Últimamente escucho a muchos conciudadanos glosar emocionadamente su barrio, es decir, las plazas y calles adyacentes de su pila bautismal y los aromas e imágenes de su memoria infantil. En realidad es una vieja costumbre retórica, una forma de pertenencia con la que cada cual se identifica con un conjunto de valores. En una reciente entrevista el flamante presidente de Canarias, Ángel Víctor Torres, afirmaba que estaba orgulloso de ser de un barrio humilde de Arucas, "donde la gente se ha construido sus propias casas". Tampoco es algo muy característico, la verdad: la mayoría de los isleños de más de 50 años sabe que sus padres construyeron sus propias casas o vivieron en casas construidas por sus familiares. La elección de un barrio es en el caso de un político -en realidad de cualquiera - una forma de definirse ideológicamente. Porque uno no se vincula con un espacio físico y emocional que considera espantoso: siempre se cuenta y se canta como motivo de orgullo. Porque la memoria del barrio es, sobre todo, la memoria de la infancia, el barro nutricio con el que construimos la mitología que articulará los recuerdos y le concederá un sentido moral.

Me llevo mal con la consagración de la impudicia que recorre discursos, memorias, reivindicaciones, redes sociales: el exhibicionismo sentimental convertido en una asignatura obligatoria compitiendo en un incesante mercado emocional. Gentes que difunden fotos suyas en sesiones de quimioterapia, padres envueltos en lágrimas despidiéndose antes de subir a un avión, botarates que insultan desaforadamente por las detalladas miserias de su vida, transmisiones en directo de entierros del amado abuelito, suicidas que filman el momento de palmarla, comunidades digitales que parlamentan sobre el tamaño de su pene, declaraciones de amor eterno de octagenarios voluptuosos en youtube. En los mejores momentos es desagradable. En las próximas elecciones - es decir, después del verano - votaré por el candidato al que jamás se le haya escuchado ninguna puñetera observación sobre su propia, emocionante vida o sus gustos deportivos, literarios, filatélicos o gastronómicos. Un político que heroicamente se resista convertirse en un personaje. Un político que se niegue a contarnos su vida cotidiana. Un político que renuncie a ser carne de relato y se dedique a trabajar, por ejemplo, para mejorar la vida cotidiana del contribuyente.
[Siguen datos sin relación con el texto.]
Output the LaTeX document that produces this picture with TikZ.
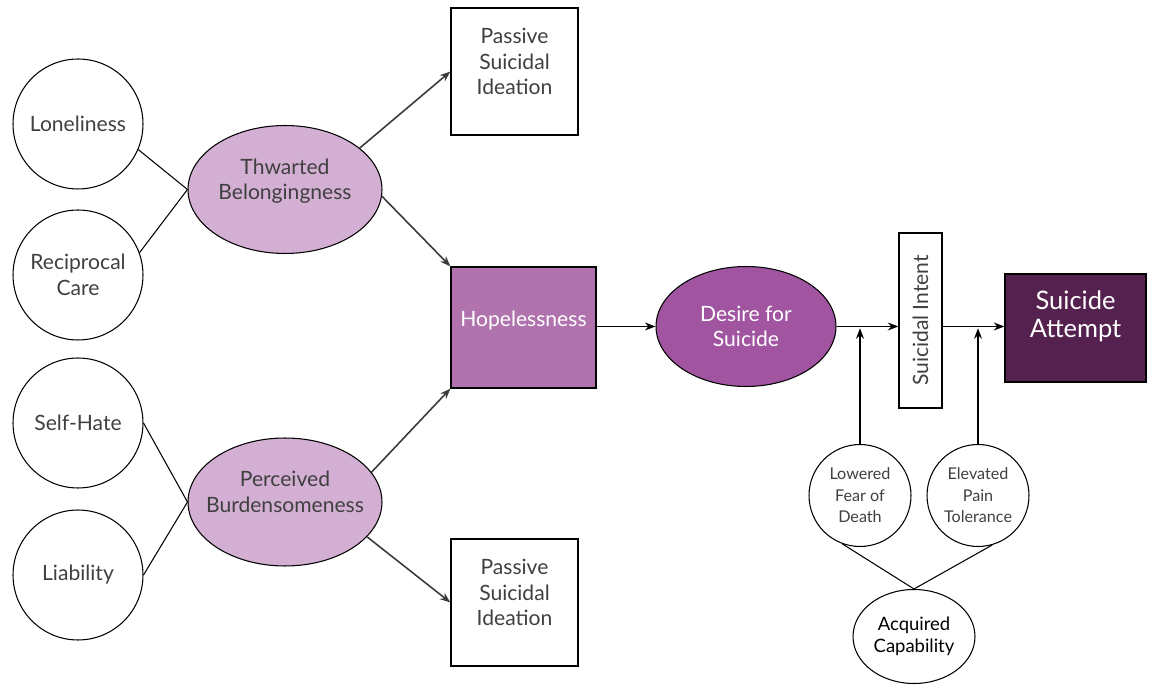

Porque estamos los otros. Los que no nacimos y nos criamos en un barrio, sino en muchos, y que hemos necesitado combinar un rompecabezas de minúsculas patrias del sentimiento y del deseo para terminan aprendiendo que los barrios suelen ser jaulas, que el primer deber de un pibe o una piba es huir del barrio, escapar a pelo de su ciudad, no ser siervo de ninguna memoria colectiva, traicionar sin dudarlo a su tierra. Siempre se puede y a veces se puede volver para un complejo y peligroso ejercicio de rescate. Pero nunca te sabrá igual. La vida es como aquel plato excepcional que comiste una vez, junto a unos ojos que se han borrado para siempre en las aguas torrenciales del tiempo. Aunque recuperes los mismos ingredientes y lo cocines con toda la delicadeza de tus manos cansadas, jamás tendrá el mismo sabor preciso y deslumbrante.